Friday, July 30, 1999
Mt. Orab tap water defended
BY PAUL BARTON
Enquirer Washington Bureau
WASHINGTON Mount Orab, Ohio, officials denied Thursday that their tap water has the dangerous levels of herbicide alleged in a report from the Environmental Working Group, an environmental research and advocacy group.
The Environmental Working Group listed Mount Orab as one of six Southwestern Ohio communities where levels of atrazine in tap water expose residents, especially infants and children, to far higher cancer risks than they should face.

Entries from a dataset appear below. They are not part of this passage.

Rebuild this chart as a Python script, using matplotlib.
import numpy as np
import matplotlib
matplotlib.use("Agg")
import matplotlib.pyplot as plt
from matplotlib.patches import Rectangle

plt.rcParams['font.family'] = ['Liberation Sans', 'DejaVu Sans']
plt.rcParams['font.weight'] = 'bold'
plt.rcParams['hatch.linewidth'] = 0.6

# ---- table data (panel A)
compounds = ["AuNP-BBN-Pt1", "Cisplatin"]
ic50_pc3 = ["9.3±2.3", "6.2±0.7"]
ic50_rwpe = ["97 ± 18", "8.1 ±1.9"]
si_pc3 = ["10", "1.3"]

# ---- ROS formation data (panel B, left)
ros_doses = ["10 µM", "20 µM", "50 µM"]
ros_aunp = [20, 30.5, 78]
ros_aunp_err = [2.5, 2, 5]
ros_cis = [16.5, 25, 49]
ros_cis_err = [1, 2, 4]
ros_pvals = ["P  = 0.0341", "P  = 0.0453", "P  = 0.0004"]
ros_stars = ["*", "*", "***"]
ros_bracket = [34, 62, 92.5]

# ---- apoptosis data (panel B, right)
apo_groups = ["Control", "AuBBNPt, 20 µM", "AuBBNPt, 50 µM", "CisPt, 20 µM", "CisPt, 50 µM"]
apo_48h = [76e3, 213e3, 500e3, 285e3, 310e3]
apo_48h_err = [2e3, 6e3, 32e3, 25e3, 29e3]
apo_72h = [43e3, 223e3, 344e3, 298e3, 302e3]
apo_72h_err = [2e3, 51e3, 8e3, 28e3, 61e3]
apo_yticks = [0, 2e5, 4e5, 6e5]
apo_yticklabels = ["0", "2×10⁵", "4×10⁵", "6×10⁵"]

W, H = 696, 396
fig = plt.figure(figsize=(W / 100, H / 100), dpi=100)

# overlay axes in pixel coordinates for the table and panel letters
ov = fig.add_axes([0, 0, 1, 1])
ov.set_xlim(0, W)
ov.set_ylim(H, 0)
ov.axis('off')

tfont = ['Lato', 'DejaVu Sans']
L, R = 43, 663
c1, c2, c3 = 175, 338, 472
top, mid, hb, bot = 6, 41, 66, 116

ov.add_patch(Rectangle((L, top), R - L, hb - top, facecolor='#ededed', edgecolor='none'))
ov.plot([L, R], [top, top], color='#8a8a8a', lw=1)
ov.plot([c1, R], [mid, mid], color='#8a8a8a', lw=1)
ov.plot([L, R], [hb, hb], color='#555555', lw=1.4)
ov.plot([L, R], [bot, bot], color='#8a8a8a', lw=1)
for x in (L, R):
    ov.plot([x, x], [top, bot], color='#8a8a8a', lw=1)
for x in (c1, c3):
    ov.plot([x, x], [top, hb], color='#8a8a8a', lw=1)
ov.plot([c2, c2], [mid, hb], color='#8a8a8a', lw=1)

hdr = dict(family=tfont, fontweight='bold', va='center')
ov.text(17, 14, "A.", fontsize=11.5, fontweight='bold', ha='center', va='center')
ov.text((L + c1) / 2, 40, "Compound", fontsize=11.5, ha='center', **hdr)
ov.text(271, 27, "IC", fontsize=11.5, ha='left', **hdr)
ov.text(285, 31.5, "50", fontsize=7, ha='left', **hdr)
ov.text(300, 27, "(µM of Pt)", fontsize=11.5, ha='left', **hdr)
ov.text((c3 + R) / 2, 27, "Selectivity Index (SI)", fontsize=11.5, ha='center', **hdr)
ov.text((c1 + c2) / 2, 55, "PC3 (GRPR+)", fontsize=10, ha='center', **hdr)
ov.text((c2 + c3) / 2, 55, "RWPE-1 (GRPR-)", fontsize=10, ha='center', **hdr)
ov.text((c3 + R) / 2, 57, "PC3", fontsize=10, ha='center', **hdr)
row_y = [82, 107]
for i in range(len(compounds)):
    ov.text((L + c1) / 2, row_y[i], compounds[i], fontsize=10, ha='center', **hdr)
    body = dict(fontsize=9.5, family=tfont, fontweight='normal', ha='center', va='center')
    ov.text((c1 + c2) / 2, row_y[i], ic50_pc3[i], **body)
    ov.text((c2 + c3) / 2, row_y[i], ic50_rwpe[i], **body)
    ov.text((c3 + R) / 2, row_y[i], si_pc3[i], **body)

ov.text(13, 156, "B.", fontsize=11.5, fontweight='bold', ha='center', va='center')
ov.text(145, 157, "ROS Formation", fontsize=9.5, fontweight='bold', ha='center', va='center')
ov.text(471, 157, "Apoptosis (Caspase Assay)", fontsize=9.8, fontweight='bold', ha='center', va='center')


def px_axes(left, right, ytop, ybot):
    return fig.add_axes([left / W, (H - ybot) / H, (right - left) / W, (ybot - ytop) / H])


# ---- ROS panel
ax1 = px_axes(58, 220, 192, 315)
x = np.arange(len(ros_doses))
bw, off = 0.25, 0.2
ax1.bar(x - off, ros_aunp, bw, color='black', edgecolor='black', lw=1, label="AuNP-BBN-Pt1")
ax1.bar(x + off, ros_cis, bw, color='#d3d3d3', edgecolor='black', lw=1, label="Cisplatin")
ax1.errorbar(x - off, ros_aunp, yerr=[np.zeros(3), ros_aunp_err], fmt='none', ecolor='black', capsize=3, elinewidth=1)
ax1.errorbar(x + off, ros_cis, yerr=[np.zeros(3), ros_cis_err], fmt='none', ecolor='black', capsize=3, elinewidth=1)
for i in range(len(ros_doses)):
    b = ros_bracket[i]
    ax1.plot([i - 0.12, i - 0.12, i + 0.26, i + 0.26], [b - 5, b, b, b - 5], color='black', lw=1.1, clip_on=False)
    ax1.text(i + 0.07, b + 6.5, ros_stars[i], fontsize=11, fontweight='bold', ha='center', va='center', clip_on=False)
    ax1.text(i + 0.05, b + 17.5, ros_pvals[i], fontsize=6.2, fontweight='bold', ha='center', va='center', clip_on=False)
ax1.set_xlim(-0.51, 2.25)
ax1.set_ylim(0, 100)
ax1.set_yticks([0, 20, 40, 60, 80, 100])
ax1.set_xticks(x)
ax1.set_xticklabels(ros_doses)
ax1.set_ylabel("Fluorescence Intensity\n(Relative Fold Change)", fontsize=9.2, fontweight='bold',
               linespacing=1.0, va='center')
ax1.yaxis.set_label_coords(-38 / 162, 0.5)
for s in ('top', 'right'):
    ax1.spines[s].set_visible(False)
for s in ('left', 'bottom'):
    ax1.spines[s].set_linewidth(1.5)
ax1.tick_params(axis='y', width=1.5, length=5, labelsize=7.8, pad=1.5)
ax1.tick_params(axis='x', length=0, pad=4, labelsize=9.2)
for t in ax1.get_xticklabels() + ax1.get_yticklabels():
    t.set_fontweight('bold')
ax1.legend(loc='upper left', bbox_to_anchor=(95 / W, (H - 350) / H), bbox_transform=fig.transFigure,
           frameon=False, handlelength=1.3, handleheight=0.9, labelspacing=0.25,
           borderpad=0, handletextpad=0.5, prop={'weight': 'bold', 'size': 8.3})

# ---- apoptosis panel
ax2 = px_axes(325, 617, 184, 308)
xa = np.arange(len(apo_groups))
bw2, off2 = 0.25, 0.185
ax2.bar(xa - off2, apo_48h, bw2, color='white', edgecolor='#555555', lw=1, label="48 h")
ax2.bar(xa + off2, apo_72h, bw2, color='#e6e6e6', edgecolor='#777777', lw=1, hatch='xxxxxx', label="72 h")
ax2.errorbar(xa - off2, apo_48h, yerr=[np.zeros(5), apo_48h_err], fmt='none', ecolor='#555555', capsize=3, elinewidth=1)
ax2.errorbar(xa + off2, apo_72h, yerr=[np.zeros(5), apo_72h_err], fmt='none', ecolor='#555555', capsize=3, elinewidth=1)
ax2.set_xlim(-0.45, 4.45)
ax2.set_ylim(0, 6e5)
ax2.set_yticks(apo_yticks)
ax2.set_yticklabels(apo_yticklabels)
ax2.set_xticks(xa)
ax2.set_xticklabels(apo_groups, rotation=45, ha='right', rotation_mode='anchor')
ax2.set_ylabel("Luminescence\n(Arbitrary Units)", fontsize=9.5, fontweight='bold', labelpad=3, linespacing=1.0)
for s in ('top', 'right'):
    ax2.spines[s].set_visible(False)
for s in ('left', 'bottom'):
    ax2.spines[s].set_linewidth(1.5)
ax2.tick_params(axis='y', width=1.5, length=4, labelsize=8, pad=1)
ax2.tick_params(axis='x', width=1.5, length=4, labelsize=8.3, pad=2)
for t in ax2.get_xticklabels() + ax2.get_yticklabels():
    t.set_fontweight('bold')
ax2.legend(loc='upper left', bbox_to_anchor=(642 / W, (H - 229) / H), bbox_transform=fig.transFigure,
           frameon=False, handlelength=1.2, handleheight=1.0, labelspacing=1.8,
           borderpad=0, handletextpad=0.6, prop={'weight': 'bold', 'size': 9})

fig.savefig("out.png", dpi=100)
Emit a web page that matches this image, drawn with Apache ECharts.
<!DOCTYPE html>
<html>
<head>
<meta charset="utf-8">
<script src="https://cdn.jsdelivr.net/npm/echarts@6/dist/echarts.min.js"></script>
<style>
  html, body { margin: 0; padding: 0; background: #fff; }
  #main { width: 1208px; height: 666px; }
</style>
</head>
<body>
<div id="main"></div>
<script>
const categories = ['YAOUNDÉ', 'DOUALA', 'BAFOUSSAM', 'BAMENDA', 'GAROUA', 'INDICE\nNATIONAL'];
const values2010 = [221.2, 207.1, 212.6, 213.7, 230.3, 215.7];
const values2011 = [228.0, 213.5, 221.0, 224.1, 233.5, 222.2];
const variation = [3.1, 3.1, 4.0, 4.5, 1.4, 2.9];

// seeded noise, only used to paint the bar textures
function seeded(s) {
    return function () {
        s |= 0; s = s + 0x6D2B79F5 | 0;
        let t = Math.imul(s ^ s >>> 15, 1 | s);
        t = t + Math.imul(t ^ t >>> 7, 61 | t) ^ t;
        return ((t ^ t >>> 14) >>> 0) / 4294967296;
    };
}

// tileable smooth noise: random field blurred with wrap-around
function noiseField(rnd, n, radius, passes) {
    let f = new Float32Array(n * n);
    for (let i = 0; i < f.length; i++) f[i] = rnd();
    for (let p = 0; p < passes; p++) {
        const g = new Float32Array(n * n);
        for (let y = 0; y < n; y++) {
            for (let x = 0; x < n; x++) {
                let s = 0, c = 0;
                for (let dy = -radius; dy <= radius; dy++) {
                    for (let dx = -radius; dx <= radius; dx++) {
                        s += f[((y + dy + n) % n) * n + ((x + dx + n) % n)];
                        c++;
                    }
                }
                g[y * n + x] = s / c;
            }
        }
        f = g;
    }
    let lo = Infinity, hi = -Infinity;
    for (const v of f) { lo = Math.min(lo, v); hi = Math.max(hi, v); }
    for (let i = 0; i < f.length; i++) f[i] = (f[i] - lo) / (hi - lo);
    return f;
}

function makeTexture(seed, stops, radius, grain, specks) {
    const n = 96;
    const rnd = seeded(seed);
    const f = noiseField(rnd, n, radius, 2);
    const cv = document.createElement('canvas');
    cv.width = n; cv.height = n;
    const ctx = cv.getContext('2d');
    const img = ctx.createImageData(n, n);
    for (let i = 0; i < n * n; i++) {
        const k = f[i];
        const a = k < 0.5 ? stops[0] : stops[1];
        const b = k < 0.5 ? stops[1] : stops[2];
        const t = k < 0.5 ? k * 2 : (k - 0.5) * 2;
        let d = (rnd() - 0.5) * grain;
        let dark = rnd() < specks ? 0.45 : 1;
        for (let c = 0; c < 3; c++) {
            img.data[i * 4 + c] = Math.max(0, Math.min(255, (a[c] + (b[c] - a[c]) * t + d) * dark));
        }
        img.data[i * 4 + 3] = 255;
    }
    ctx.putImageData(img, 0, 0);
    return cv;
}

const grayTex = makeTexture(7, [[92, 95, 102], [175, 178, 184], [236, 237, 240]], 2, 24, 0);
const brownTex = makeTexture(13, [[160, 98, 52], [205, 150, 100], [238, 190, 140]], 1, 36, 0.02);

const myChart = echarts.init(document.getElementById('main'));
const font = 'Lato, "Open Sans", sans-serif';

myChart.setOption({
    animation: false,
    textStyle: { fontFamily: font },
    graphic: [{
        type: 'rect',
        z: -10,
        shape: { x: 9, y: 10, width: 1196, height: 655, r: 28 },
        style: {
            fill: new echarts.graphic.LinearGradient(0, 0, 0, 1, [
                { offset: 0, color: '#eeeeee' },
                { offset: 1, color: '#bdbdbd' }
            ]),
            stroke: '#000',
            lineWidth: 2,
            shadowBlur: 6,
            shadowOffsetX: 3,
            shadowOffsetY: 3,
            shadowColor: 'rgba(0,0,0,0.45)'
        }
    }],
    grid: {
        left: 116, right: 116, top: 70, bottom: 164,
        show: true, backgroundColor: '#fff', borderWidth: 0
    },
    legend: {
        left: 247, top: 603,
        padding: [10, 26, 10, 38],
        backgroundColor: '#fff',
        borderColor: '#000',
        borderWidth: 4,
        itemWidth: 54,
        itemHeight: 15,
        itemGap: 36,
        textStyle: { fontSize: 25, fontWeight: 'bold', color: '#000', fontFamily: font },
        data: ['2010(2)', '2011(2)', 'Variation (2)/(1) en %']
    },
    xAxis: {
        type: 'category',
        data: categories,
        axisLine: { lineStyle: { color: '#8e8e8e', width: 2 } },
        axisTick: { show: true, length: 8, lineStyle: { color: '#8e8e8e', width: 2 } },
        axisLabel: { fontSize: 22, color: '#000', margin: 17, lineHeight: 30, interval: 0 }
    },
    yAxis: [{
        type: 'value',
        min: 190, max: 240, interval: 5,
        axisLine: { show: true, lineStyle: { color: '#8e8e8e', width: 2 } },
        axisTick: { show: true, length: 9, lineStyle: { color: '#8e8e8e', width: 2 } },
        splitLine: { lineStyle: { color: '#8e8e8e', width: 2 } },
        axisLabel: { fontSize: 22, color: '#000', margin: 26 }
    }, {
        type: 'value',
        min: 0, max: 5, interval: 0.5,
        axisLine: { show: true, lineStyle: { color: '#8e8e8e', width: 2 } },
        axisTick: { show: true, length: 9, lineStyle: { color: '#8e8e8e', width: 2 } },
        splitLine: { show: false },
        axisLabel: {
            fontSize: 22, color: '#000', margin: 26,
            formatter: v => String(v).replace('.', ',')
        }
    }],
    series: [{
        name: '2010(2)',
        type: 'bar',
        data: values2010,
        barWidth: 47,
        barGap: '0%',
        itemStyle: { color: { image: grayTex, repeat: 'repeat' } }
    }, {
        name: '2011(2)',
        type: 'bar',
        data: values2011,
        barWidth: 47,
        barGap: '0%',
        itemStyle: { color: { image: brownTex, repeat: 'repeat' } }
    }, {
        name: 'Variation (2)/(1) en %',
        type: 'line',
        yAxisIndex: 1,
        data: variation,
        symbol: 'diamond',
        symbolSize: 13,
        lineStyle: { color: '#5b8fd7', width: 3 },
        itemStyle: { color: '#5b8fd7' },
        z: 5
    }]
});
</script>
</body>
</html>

Atrazine, the most widely used herbicide in the United States, is associated with corn production.
"No longer a problem'
It's no longer a problem, said Fred Kirker, superintendent of utilities for Mount Orab.
Since the village installed a $17,000 filtering system in late 1998, he said, tests show atrazine amounts to be far less than 1 part per billion.
The federal Environmental Protection Agency requires that atrazine levels be held to 3 parts per billion or less, although that standard is under review.
In several of the most recent tests, Mr. Kirker said, atrazine has been below detectable levels.
The village tests its water every other week.
Four years of data
The Environmental Working Group's study was based on data from 1994 through 1998 that it obtained from the Ohio Environmental Protection Agency.
Jane Houlihan, researcher for the group, said test data from as recently as July 1998 showed atrazine present at 9.85 parts per billion in Mount Orab, which is almost three times the current federal standard.
Mount Orab officials said that was before the new filtering system.
I'm not saying there wasn't some in it (in the past), Mr. Kirker said.
The Environmental Working Group said children in Mount Orab exceed what should be their lifetime cancer risk at the age of 3.7 months and that lifetime residents have a cancer risk equivalent to 17.4 times what it should be under the 1996 Food Quality Protection Act.
The 1996 act, the group says, should result in a federal atrazine standard of 1.4 parts per billion instead of the current 3 parts per billion.
It is critical of the U.S. EPA for not revising the standard. Federal EPA officials said the matter is still under review.